Under the recent changes to the call report's regulatory capital schedule, "advanced approaches" institutions filing the new portion of the schedule are required to compute CET1 capital after making some preliminary and threshold-based adjustments and deductions. Under the preliminary adjustments and deductions, these banks make amendments to goodwill, intangible assets, significant investments in the capital of unconsolidated financial institutions in the form of common stock, and other items. These institutions are then required to make further adjustments depending on whether mortgage servicing assets, certain deferred tax assets or significant investments in the capital of unconsolidated financial institutions exceed 10% of the Tier 1 deduction threshold. Those items subject to the 10% threshold also cannot collectively exceed 15% of CET1 capital at the institution, net of the preliminary adjustments and deductions.

SNL also analyzed all 16 bank holding companies that started reporting the new regulatory capital schedule in 2014, either under the general or the advanced Basel III approaches. While the "advanced approaches" framework makes adjustments to both the numerator and denominator of the computed capital ratios, the general Basel III guidelines only adjust the numerator of the capital ratios based on Basel III rules.

Analyzing the third-quarter filings of the 16 institutions, the group held $943.93 billion in CET1 capital on an aggregate basis. This figure was adjusted by $273.30 billion under the required adjustments and deductions under Basel III, a reduction of 28.95% of the total pre-adjusted CET1 capital.

TD Bank US Holding Co.'s CET1 capital was squeezed by $13.43 billion, or 54.36% of the company's total pre-adjusted CET1 capital under Basel III, representing the highest impact across the group. U.S. Bancorp, a Fed-approved "advanced approaches" institution, saw its pre-adjusted CET1 capital ratio drop by 47.55%, the second-highest percentage after TD Bank US Holding Co.

Bank of America Corp. meanwhile had the highest amount of adjustments and deductions under Basel III in terms of dollar value. The institution reported $70.72 billion in total preliminary and threshold-based deductions - 31.69% of the company's total pre-adjusted CET1 capital.

Under the general Basel III approaches, on a median basis, the group of 16 saw quarter-over-quarter improvements in all four reported capital ratios. The median leverage ratio for the group edged up by 5 basis points, while CET1, Tier 1 and total risk-based capital ratio, improved by 12, 20, and 28 basis points, respectively.

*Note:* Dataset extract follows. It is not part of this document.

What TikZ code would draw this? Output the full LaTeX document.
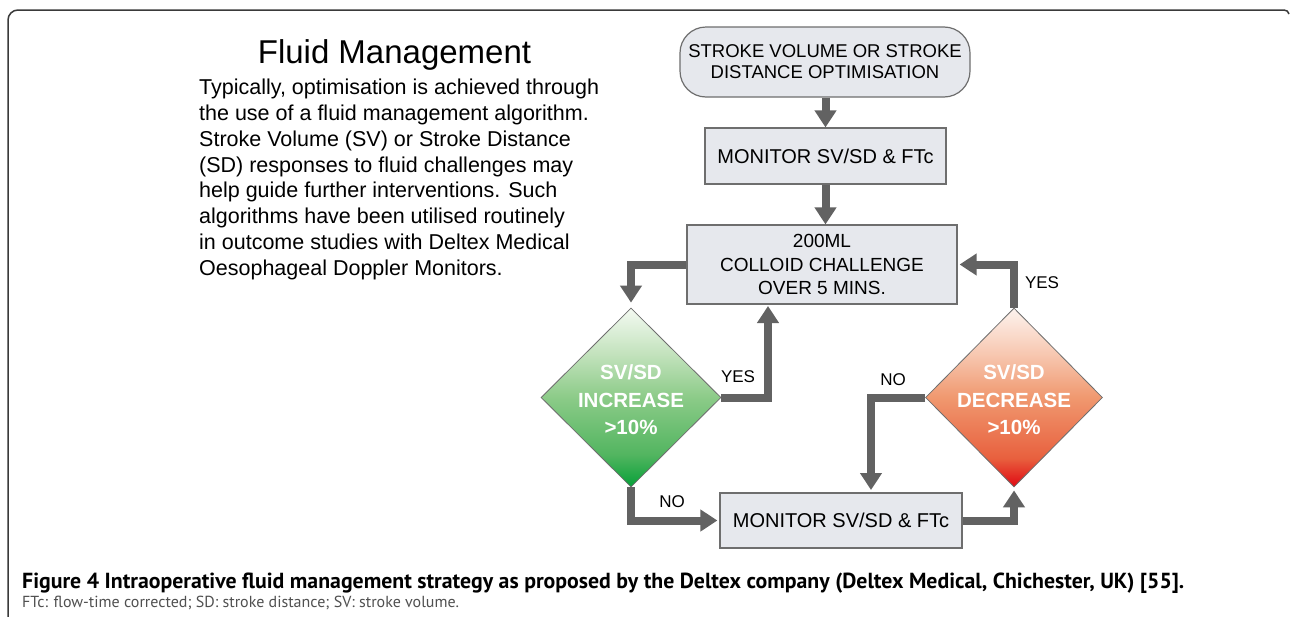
\documentclass[tikz,border=0pt]{standalone}
\usepackage{fontspec}
\setmainfont{Liberation Sans}
\newfontfamily\capfont{PT Sans}
\usetikzlibrary{arrows.meta,shapes.geometric,calc}
\definecolor{boxfill}{HTML}{E6E8ED}
\definecolor{boxline}{HTML}{6E6E6E}
\definecolor{arrowgray}{HTML}{626262}
\definecolor{framegray}{HTML}{3A3A3A}
\definecolor{captiongray}{HTML}{505050}
\definecolor{gtop}{HTML}{F4FAF2}
\definecolor{gup}{HTML}{C2E2BC}
\definecolor{gmid}{HTML}{8CCB88}
\definecolor{glow}{HTML}{52B560}
\definecolor{gbot}{HTML}{06A038}
\definecolor{rtop}{HTML}{FDF3EE}
\definecolor{rup}{HTML}{F7C7B0}
\definecolor{rmid}{HTML}{F0986F}
\definecolor{rlow}{HTML}{E8603E}
\definecolor{rbot}{HTML}{E00812}
\pgfdeclareverticalshading{greenshade}{100bp}{color(0bp)=(gbot); color(25bp)=(gbot); color(34bp)=(glow); color(50bp)=(gmid); color(62bp)=(gup); color(75bp)=(gtop); color(100bp)=(gtop)}
\pgfdeclareverticalshading{redshade}{100bp}{color(0bp)=(rbot); color(25bp)=(rbot); color(33bp)=(rlow); color(50bp)=(rmid); color(62bp)=(rup); color(75bp)=(rtop); color(100bp)=(rtop)}
\tikzset{
  flowbox/.style={draw=boxline, line width=1.2pt, fill=boxfill, inner sep=0pt, align=center,
    font=\fontsize{19}{23.5}\selectfont},
  decision/.style={diamond, draw=boxline, line width=0.8pt, inner sep=0pt},
  thickarrow/.style={draw=arrowgray, line width=8pt, -{Triangle[width=21pt,length=17pt]}},
  yesno/.style={font=\fontsize{17}{20}\selectfont, inner sep=0pt},
  dtext/.style={text=white, align=center, inner sep=0pt, font=\bfseries\fontsize{20.5}{27.5}\selectfont},
}
\begin{document}
\begin{tikzpicture}[x=1pt,y=-1pt]
\useasboundingbox (0,0) rectangle (1290,616);
\fill[white] (0,0) rectangle (1290,616);
% frame
\draw[framegray, line width=1.5pt, rounded corners=10pt] (8,620) -- (8,10) -- (1284,10);
\draw[framegray, line width=1.5pt] (1284,10) to[out=0,in=100] (1289,14);

% left text
\node[font=\fontsize{33}{38}\selectfont, inner sep=0pt] (title) at (394.5,55) {Fluid Management};
\node[anchor=north west, align=left, inner sep=0pt, font=\fontsize{21.5}{25.8}\selectfont] (body) at (199,79)
 {Typically, optimisation is achieved through\\
  the use of a fluid management algorithm.\\
  Stroke Volume (SV) or Stroke Distance\\
  (SD) responses to fluid challenges may\\
  help guide further interventions. Such\\
  algorithms have been utilised routinely\\
  in outcome studies with Deltex Medical\\
  Oesophageal Doppler Monitors.};

% flowchart nodes
\node[flowbox, rounded corners=26pt, minimum width=290pt, minimum height=70pt, font=\fontsize{18.5}{21}\selectfont]
  (term) at (825,62) {STROKE VOLUME OR STROKE\\DISTANCE OPTIMISATION};
\node[flowbox, minimum width=241pt, minimum height=56pt, font=\fontsize{20}{24}\selectfont]
  (mon1) at (825.5,156) {MONITOR SV/SD \& FTc};
\node[flowbox, minimum width=270pt, minimum height=79pt]
  (chal) at (822,264.5) {200ML\\COLLOID CHALLENGE\\OVER 5 MINS.};
\node[decision, minimum width=180pt, minimum height=179pt, shading=greenshade]
  (inc) at (631,397.5) {};
\node[dtext] (inctext) at (631,400) {SV/SD\\INCREASE\\>10\%};
\node[decision, minimum width=177pt, minimum height=179pt, shading=redshade]
  (dec) at (1014,397.5) {};
\node[dtext] (dectext) at (1014,400) {SV/SD\\DECREASE\\>10\%};
\node[flowbox, minimum width=242pt, minimum height=55pt, font=\fontsize{20}{24}\selectfont]
  (mon2) at (841,520.5) {MONITOR SV/SD \& FTc};

% helper coordinates
\coordinate (yesup) at (768,306);
\coordinate (nodown) at (871,490);

% connectors
\draw[thickarrow] (term.south -| mon1.north) -- (mon1.north);
\draw[thickarrow] (mon1.south) -- (mon1.south |- chal.north);
\draw[thickarrow] (chal.west) -| ([yshift=5pt]inc.north);
\draw[thickarrow] (inc.east) -| (yesup);
\draw[thickarrow] (dec.north) |- ([xshift=2pt]chal.east);
\draw[thickarrow] (dec.west) -| (nodown);
\draw[thickarrow] (inc.south) |- ([xshift=-2pt]mon2.west);
\draw[thickarrow] (mon2.east) -| ([yshift=-3pt]dec.south);

% labels
\node[yesno] (yes1) at (738,377) {YES};
\node[yesno] (yes2) at (1042,283) {YES};
\node[yesno] (no1) at (893,380) {NO};
\node[yesno] (no2) at (672,502) {NO};

% caption
\node[anchor=base west, inner sep=0pt, font=\capfont\bfseries\fontsize{21.8}{24}\selectfont] (cap1) at (22,588)
  {Figure 4 Intraoperative fluid management strategy as proposed by the Deltex company (Deltex Medical, Chichester, UK) [55].};
\node[anchor=base west, inner sep=0pt, text=captiongray, font=\capfont\fontsize{16}{20}\selectfont] (cap2) at (22,607)
  {FTc: flow-time corrected; SD: stroke distance; SV: stroke volume.};
\end{tikzpicture}
\end{document}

Nine institutions reported higher leverage ratios compared to the past quarter, while 13 reported higher CET1 ratios as of Sept. 30. Twelve institutions reported improved Tier 1 capital and total risk-based ratios in the third quarter.

Note: Starting this year, the regulatory capital schedule within FR Y9-C was broken out into parts I.A and I.B. Part I.A is reported under general risk-based rules, while the new part, I.B, is filled out using Basel III guidelines by "advanced approaches" institutions and any other institution that elects to use the "advanced approaches" for capital computations. An entity is defined as an "advanced approaches" institution under federal regulatory capital rules if it has consolidated total assets of $250 billion or more, has on-balance sheet foreign exposure of $10 billion or more, or is a subsidiary of a depository institution that uses or elects to use the "advanced approaches" to calculate total risk-weighted assets.

Disclosure: The author has no positions in any stocks mentioned, and no plans to initiate any positions within the next 72 hours.